Soğuk havada telefonunuzun, akıllı saatinizin veya kablosuz kulaklığınızın bataryasının erken bittiğini fark ettiniz mi? Bunun nedenini biliyor musunuz?
Cep telefonları, akıllı saatler, dizüstü bilgisayarlar ve kablosuz kulaklık gibi kişisel elektronik cihazların neredeyse tamamı lityum iyon piller ile çalışır.
Sağladığı yüksek enerji yoğunluğuna ek olarak düşük ve yüksek akımlarda verimli çalışabilmesi lityum iyon pillerin tercih edilmesinin başlıca sebeplerindendir.
Ancak ortam sıcaklığı eksi değerlere düştüğünde bu pilleri avantajlı yapan özellikleri dezavantaja dönüşebiliyor.
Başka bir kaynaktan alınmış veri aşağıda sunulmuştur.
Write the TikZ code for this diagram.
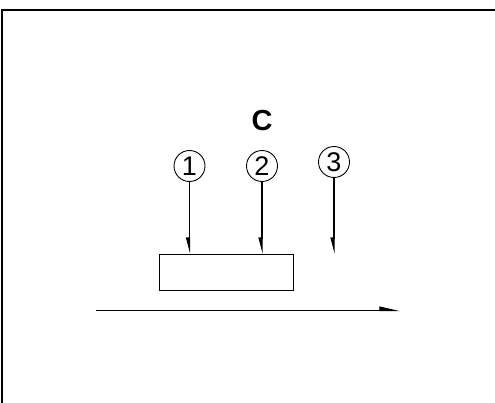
\documentclass[tikz,border=0pt]{standalone}
\usepackage{fontspec}
\setmainfont{Liberation Sans}
\usetikzlibrary{arrows.meta}
\begin{document}
\begin{tikzpicture}[x=1pt, y=-1pt, inner sep=0pt,
	num/.style={draw, circle, line width=0.9pt, minimum size=31pt, font=\fontsize{27}{27}\selectfont},
	box/.style={draw, line width=1.3pt, minimum width=134pt, minimum height=36pt},
	harp/.style={line width=1.2pt, -{Triangle[harpoon, swap, length=14pt, width=7pt]}},
	flow/.style={line width=1.2pt, -{Triangle[harpoon, length=18pt, width=8pt]}}]
	\useasboundingbox (0,0) rectangle (495,403);
	\draw[line width=2pt] (2,403) -- (2,10) -- (495,10);
	\node[font=\fontsize{29}{29}\selectfont\bfseries] (c) at (262,121) {C};
	\node[num] (n1) at (189.5,166) {1};
	\node[num] (n2) at (262,166) {2};
	\node[num] (n3) at (334,162) {3};
	\node[box] (block) at (226.5,272.5) {};
	\coordinate (e3) at (n3.south |- block.north);
	\draw[harp] (n1.south) -- (n1.south |- block.north);
	\draw[harp] (n2.south) -- (n2.south |- block.north);
	\draw[harp] (n3.south) -- (e3);
	% bottom flow
	\coordinate (start) at (96,310.5);
	\coordinate (end) at (400,310.5);
	\draw[flow] (start) -- (end);
\end{tikzpicture}
\end{document}
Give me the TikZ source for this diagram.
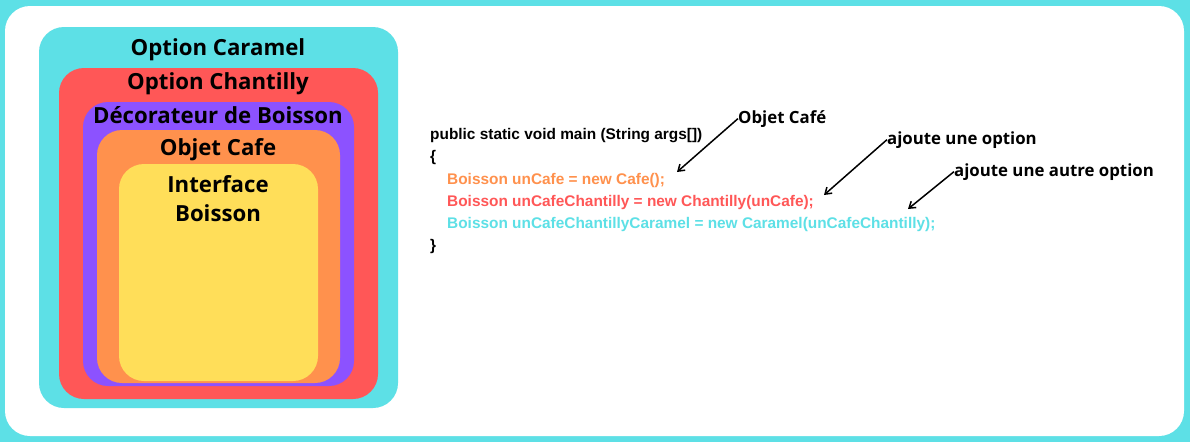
\documentclass[tikz,border=0pt]{standalone}
\usepackage{fontspec}
\setmainfont{Open Sans}
\newfontfamily\codefont{Liberation Sans}
\usetikzlibrary{arrows.meta}

\definecolor{caramel}{HTML}{5DE0E6}
\definecolor{chantilly}{HTML}{FF5757}
\definecolor{decor}{HTML}{8C52FF}
\definecolor{cafe}{HTML}{FF914D}
\definecolor{boisson}{HTML}{FFDE59}

\tikzset{
  couche/.style={rounded corners=25pt},
  titre/.style={anchor=base, font=\bfseries\fontsize{22.2}{29}\selectfont, inner sep=0pt},
  code/.style={anchor=base west, inner sep=0pt, font=\codefont\bfseries\fontsize{15.4}{17}\selectfont},
  remarque/.style={anchor=base west, inner sep=0pt, font=\bfseries\fontsize{16.8}{19}\selectfont},
  fleche/.style={-{Straight Barb[length=6pt,width=8pt]}, line width=1.5pt},
}

\begin{document}
\begin{tikzpicture}[x=1pt, y=-1pt]

  % Bounding box of the scheme
  \useasboundingbox (0,0) rectangle (1190,442) ;

  %%%%%%%%%%%%%%%%%%%%%%%%%%%%%%%%% Fond %%%%%%%%%%%%%%%%%%%%%%%%%%%%%%%%%%%%
  \fill[caramel] (0,0) rectangle (1190,442) ;
  \fill[white, couche] (5,6) rectangle (1184,436) ;

  %%%%%%%%%%%%%%%%%%%%%%%%%%%%%%%%% Couches du decorateur %%%%%%%%%%%%%%%%%%%%%%%%%%%%%%%%%%%%
  \fill[caramel, couche]   (39,27)   rectangle (398,408) ;
  \fill[chantilly, couche] (59,68)   rectangle (378,399) ;
  \fill[decor, couche]     (83,102)  rectangle (354,386) ;
  \fill[cafe, couche]      (97,130)  rectangle (340,383) ;
  \fill[boisson, couche]   (119,164) rectangle (318,381) ;

  % Titres des couches
  \draw (218,55)  node[titre] (tcaramel)   {Option Caramel} ;
  \draw (218,89)  node[titre] (tchantilly) {Option Chantilly} ;
  \draw (218,123) node[titre] (tdecor)     {Décorateur de Boisson} ;
  \draw (218,155) node[titre] (tcafe)      {Objet Cafe} ;
  \draw (218,192) node[titre] (tinterface) {Interface} ;
  \draw (218,221) node[titre] (tboisson)   {Boisson} ;

  %%%%%%%%%%%%%%%%%%%%%%%%%%%%%%%%% Code %%%%%%%%%%%%%%%%%%%%%%%%%%%%%%%%%%%%
  \draw (430,139) node[code] (c1) {public static void main (String args[])} ;
  \draw (430,161) node[code] (c2) {\{} ;
  \draw (447,184) node[code, text=cafe] (c3) {Boisson unCafe = new Cafe();} ;
  \draw (447,206) node[code, text=chantilly] (c4) {Boisson unCafeChantilly = new Chantilly(unCafe);} ;
  \draw (447,228) node[code, text=caramel] (c5) {Boisson unCafeChantillyCaramel = new Caramel(unCafeChantilly);} ;
  \draw (430,250) node[code] (c6) {\}} ;

  %%%%%%%%%%%%%%%%%%%%%%%%%%%%%%%%% Remarques %%%%%%%%%%%%%%%%%%%%%%%%%%%%%%%%%%%%
  \draw (738,123) node[remarque] (r1) {Objet Café} ;
  \draw (887,144) node[remarque] (r2) {ajoute une option} ;
  \draw (954,176) node[remarque] (r3) {ajoute une autre option} ;

  % Pointes des fleches
  \coordinate (p1) at (677,172) ;
  \coordinate (p2) at (824,195) ;
  \coordinate (p3) at (908,209) ;

  \foreach \i in {1,2,3} {
    \draw[fleche] (r\i.west) -- (p\i) ;
  }

\end{tikzpicture}
\end{document}
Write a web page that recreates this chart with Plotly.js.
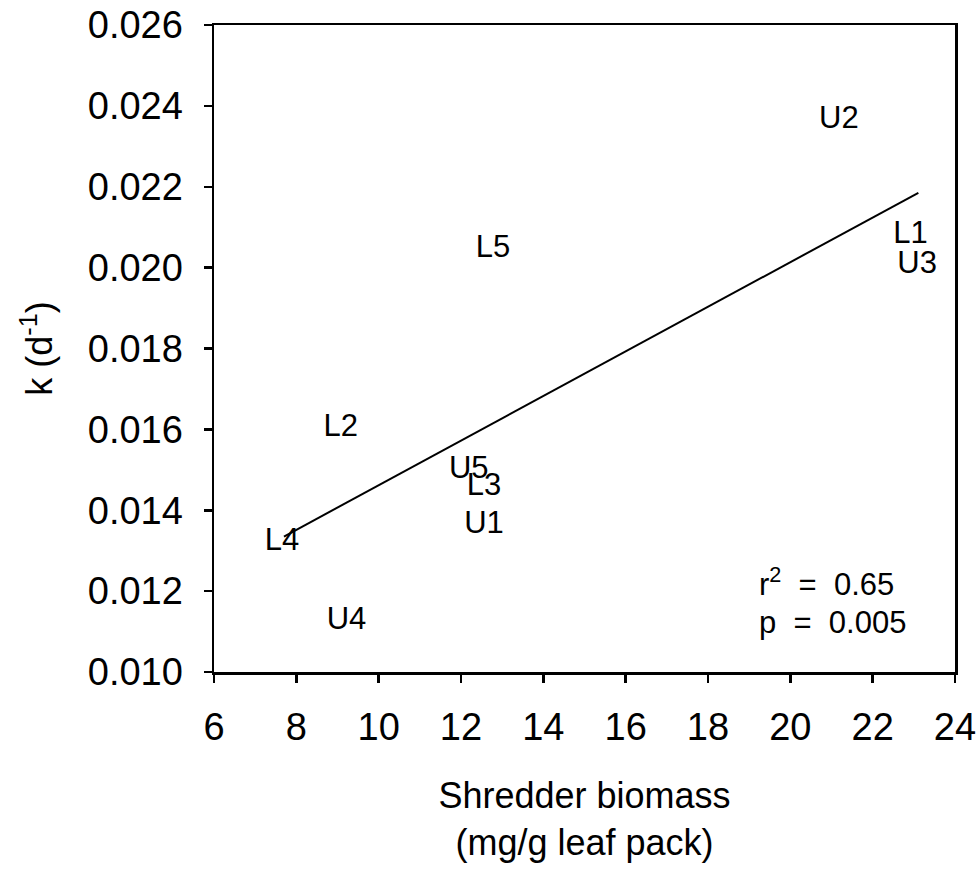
<!DOCTYPE html>
<html>
<head>
<meta charset="utf-8">
<script src="https://cdn.plot.ly/plotly-3.0.1.min.js"></script>
<style>html,body{margin:0;padding:0;background:#fff;}#chart{width:980px;height:877px;}</style>
</head>
<body>
<div id="chart"></div>
<script>
// Site labels and values
const sites = ["L4", "U4", "L2", "U5", "L3", "U1", "L5", "U2", "L1", "U3"];
const shredderBiomass = [7.65, 9.22, 9.08, 12.19, 12.56, 12.56, 12.78, 21.18, 22.92, 23.08];
const decayK = [0.01322, 0.01126, 0.01604, 0.01500, 0.01456, 0.01364, 0.02045, 0.02365, 0.02081, 0.02007];

// Regression line end points
const fitX = [7.70, 23.11];
const fitY = [0.01335, 0.02185];

const statLines = ["r<sup>2</sup>\u00a0\u00a0=\u00a0\u00a00.65", "p\u00a0\u00a0=\u00a0\u00a00.005"];
const statY = [0.01222, 0.01122];
const statX = 19.2;

const yTicks = [0.010, 0.012, 0.014, 0.016, 0.018, 0.020, 0.022, 0.024, 0.026];
const xTicks = [6, 8, 10, 12, 14, 16, 18, 20, 22, 24];

const FONT = "Liberation Sans, Arial, sans-serif";

const traces = [
  {
    x: shredderBiomass, y: decayK, text: sites,
    mode: "text", type: "scatter",
    textposition: "middle center",
    textfont: {family: FONT, size: 31, color: "#000"},
    hoverinfo: "skip", showlegend: false, cliponaxis: false
  },
  {
    x: fitX, y: fitY, mode: "lines", type: "scatter",
    line: {color: "#000", width: 2},
    hoverinfo: "skip", showlegend: false
  }
];

const annotations = statLines.map((t, i) => ({
  x: statX, y: statY[i], xref: "x", yref: "y",
  text: t, showarrow: false, xanchor: "left", yanchor: "middle",
  font: {family: FONT, size: 31, color: "#000"}
}));

const layout = {
  width: 980, height: 877,
  margin: {l: 214, r: 25, t: 25, b: 205},
  paper_bgcolor: "#fff", plot_bgcolor: "#fff",
  font: {family: FONT, color: "#000"},
  showlegend: false,
  xaxis: {
    range: [6, 24], tickvals: xTicks, ticktext: xTicks.map(String),
    showgrid: false, zeroline: false,
    showline: true, linecolor: "#000", linewidth: 2.5, mirror: true,
    ticks: "outside", ticklen: 8, tickwidth: 2.5, tickcolor: "#000",
    tickfont: {family: FONT, size: 38, color: "#000"},
    ticklabelstandoff: 12,
    title: {text: "Shredder biomass<br>(mg/g leaf pack)", font: {family: FONT, size: 36, color: "#000"}, standoff: 36}
  },
  yaxis: {
    range: [0.010, 0.026], tickvals: yTicks, ticktext: yTicks.map(v => v.toFixed(3)),
    showgrid: false, zeroline: false,
    showline: true, linecolor: "#000", linewidth: 2.5, mirror: true,
    ticks: "outside", ticklen: 8, tickwidth: 2.5, tickcolor: "#000",
    tickfont: {family: FONT, size: 38, color: "#000"},
    ticklabelstandoff: 13,
    title: {text: "k (d<sup>-1</sup>)", font: {family: FONT, size: 36, color: "#000"}, standoff: 24}
  },
  annotations: annotations
};

Plotly.newPlot("chart", traces, layout, {staticPlot: true, displayModeBar: false});
</script>
</body>
</html>
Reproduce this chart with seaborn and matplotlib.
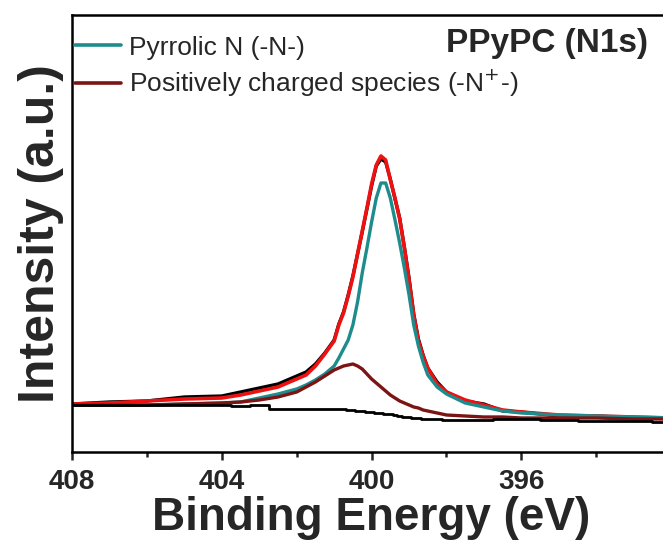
import numpy as np
import pandas as pd
import matplotlib
matplotlib.use("Agg")
import matplotlib.pyplot as plt
import seaborn as sns

# ---- data (intensity in arbitrary units) ----
energy = [408, 407, 406, 405, 404, 403.5, 403, 402.5, 402, 401.75, 401.5, 401.25, 401,
          400.875, 400.75, 400.625, 400.5, 400.375, 400.25, 400.125, 400,
          399.875, 399.75, 399.625, 399.5, 399.375, 399.25, 399.125, 399,
          398.875, 398.75, 398.625, 398.5,
          398.25, 398, 397.5, 397, 396.5, 396, 395, 394, 393, 392]

raw_data = [48, 50, 51, 55, 56, 60, 64, 68, 76, 80, 88, 99, 112,
            128, 140, 157, 176, 198, 220, 243, 266,
            286, 293, 290, 273, 253, 234, 205, 174,
            138, 113, 97, 84,
            70, 60, 51, 48, 41, 40, 36, 36, 34, 34]

envelope = [48, 49, 51, 53, 54, 57, 61, 65, 73, 77, 86, 98, 111,
            127, 139, 156, 175, 198, 221, 244, 268,
            287, 296, 292, 272, 254, 233, 204, 172,
            137, 111, 96, 84,
            68, 60, 52, 47, 42, 40, 37, 36, 35, 34]

pyrrolic = [47, 47, 47, 48, 49, 50, 54, 58, 63, 67, 72, 78, 86,
            94, 103, 112, 127, 150, 179, 204, 230,
            254, 269, 269, 254, 232, 209, 184, 157,
            127, 106, 90, 77,
            65, 58, 49, 45, 41, 39, 37, 36, 35, 34]

positive = [47, 47, 47, 48, 49, 50, 52, 55, 60, 65, 70, 76, 82,
            84, 86, 87, 88, 86, 83, 78, 73,
            69, 65, 61, 57, 54, 51, 49, 47,
            45, 44, 42, 41,
            39, 37, 36, 35, 35, 34, 34, 34, 33, 33]

background = [47, 47, 47, 47, 47, 46, 47, 43, 43, 43, 43, 43, 43,
              43, 43, 42, 42, 41, 41, 40, 40,
              39, 39, 38, 38, 37, 36, 35, 35,
              34, 34, 33, 33,
              33, 32, 32, 32, 33, 33, 32, 31, 31, 30]

legend_labels = ["Pyrrolic N (-N-)", "Positively charged species (-N$^{+}$-)"]
title_text = "PPyPC (N1s)"
x_ticks_major = [408, 404, 400, 396]
x_ticks_minor = [406, 402, 398, 394]

df = pd.DataFrame({"E": energy, "raw": raw_data, "env": envelope,
                   "pyr": pyrrolic, "pos": positive, "bg": background})

# ---- style ----
sns.set_theme(style="ticks")
plt.rcParams["font.family"] = ["Liberation Sans", "DejaVu Sans"]

W, H = 663, 544
fig = plt.figure(figsize=(W / 100, H / 100), dpi=100)
x0_px, x1_px, top_px, bot_px = 72, 670, 15, 452
ax = fig.add_axes([x0_px / W, (H - bot_px) / H, (x1_px - x0_px) / W, (bot_px - top_px) / H])

teal = "#1e8c8c"
darkred = "#7d1414"
red = "#ee1111"

sns.lineplot(data=df, x="E", y="raw", ax=ax, color="black", lw=2.4,
             sort=False, label="_nolegend_")
sns.lineplot(data=df, x="E", y="env", ax=ax, color=red, lw=2.6,
             sort=False, label="_nolegend_")
sns.lineplot(data=df, x="E", y="pyr", ax=ax, color=teal, lw=2.4,
             sort=False, label=legend_labels[0])
sns.lineplot(data=df, x="E", y="pos", ax=ax, color=darkred, lw=2.4,
             sort=False, label=legend_labels[1])
sns.lineplot(data=df, x="E", y="bg", ax=ax, color="black", lw=2.0,
             drawstyle="steps-mid", sort=False, label="_nolegend_")

# axis ranges: 408 eV at left spine, ~37.45 px per eV
px_per_ev = 37.45
ax.set_xlim(408, 408 - (x1_px - x0_px) / px_per_ev)
ax.set_ylim(0, bot_px - top_px)

ax.set_xticks(x_ticks_major)
ax.set_xticklabels([str(t) for t in x_ticks_major])
ax.set_xticks(x_ticks_minor, minor=True)
ax.set_yticks([])
ax.tick_params(axis="x", which="major", direction="out", length=6, width=1.8,
               pad=6, labelsize=20)
ax.tick_params(axis="x", which="minor", direction="out", length=3.5, width=1.8)
for lab in ax.get_xticklabels():
    lab.set_fontweight("bold")

for side in ["left", "bottom", "top"]:
    ax.spines[side].set_visible(True)
    ax.spines[side].set_linewidth(1.8)
    ax.spines[side].set_color("black")
ax.spines["right"].set_visible(False)

ax.set_xlabel("Binding Energy (eV)", fontsize=33, fontweight="bold", labelpad=1)
ax.set_ylabel("Intensity (a.u.)", fontsize=36, fontweight="bold", labelpad=6)

leg = ax.legend(loc="upper left", bbox_to_anchor=(0.005, 0.953), frameon=False,
                handlelength=1.75, handletextpad=0.3, borderpad=0, borderaxespad=0,
                labelspacing=0.3,
                prop={"family": ["Liberation Sans", "DejaVu Sans"], "size": 19})
for line in leg.get_lines():
    line.set_linewidth(2.6)

ax.text((648 - x0_px) / (x1_px - x0_px), 1 - (52 - top_px) / (bot_px - top_px),
        title_text, transform=ax.transAxes, ha="right", va="baseline",
        fontsize=24, fontweight="bold")

fig.savefig("out.png", dpi=100)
Telefon pilleri şarj edilirken lityum iyonları pilin gözenekli grafit (karbon) yapısına aktarılır. Telefon prizden çekilip kullanılmaya başlandığında ise iyonlar pilin diğer bölümüne aktarılarak cihazın ihtiyaç duyduğu elektrik enerjisi elde edilir. Telefon pillerindeki iyon transferi sürecinde, kimyasal tepkimelerin genelinde gözlendiği gibi, sıcaklık artışı tepkime hızını artırırken sıcaklığın düşmesi tepkime hızını düşürür. Lityum iyon pillerin iç dirençlerinin düşük olması da
atık ısı miktarını azaltarak pillerin soğuk havadan daha çok etkilenmesine yol açar.
Telefonlarda dış ortam sıcaklığını ölçen termometreler bulunmuyor. Bu yüzden telefon soğuk hava yüzünden azalan iyon akışını pilde tepkimeye girecek madde kalmadığı, yani pilin boşaldığı yönünde algılıyor ve kendini kapatabiliyor. Bununla birlikte, sıcaklık normale döndüğünde iyon transferi süreci de hızlanacağı için telefon tekrar şarj edilmeye gerek duymadan çalışmaya devam eder. Elbette cihazın soğuktan etkilenme miktarı üreticiye, pilin modeline ve yıpranmışlığına göre değişkenlik gösteriyor.
Ayrıca uzmanlar lityum iyonlarının karbon gözeneklere düzgünce yerleşebilmesi için çok soğuk olmayan ortamlarda şarj edilmesini öneriyor.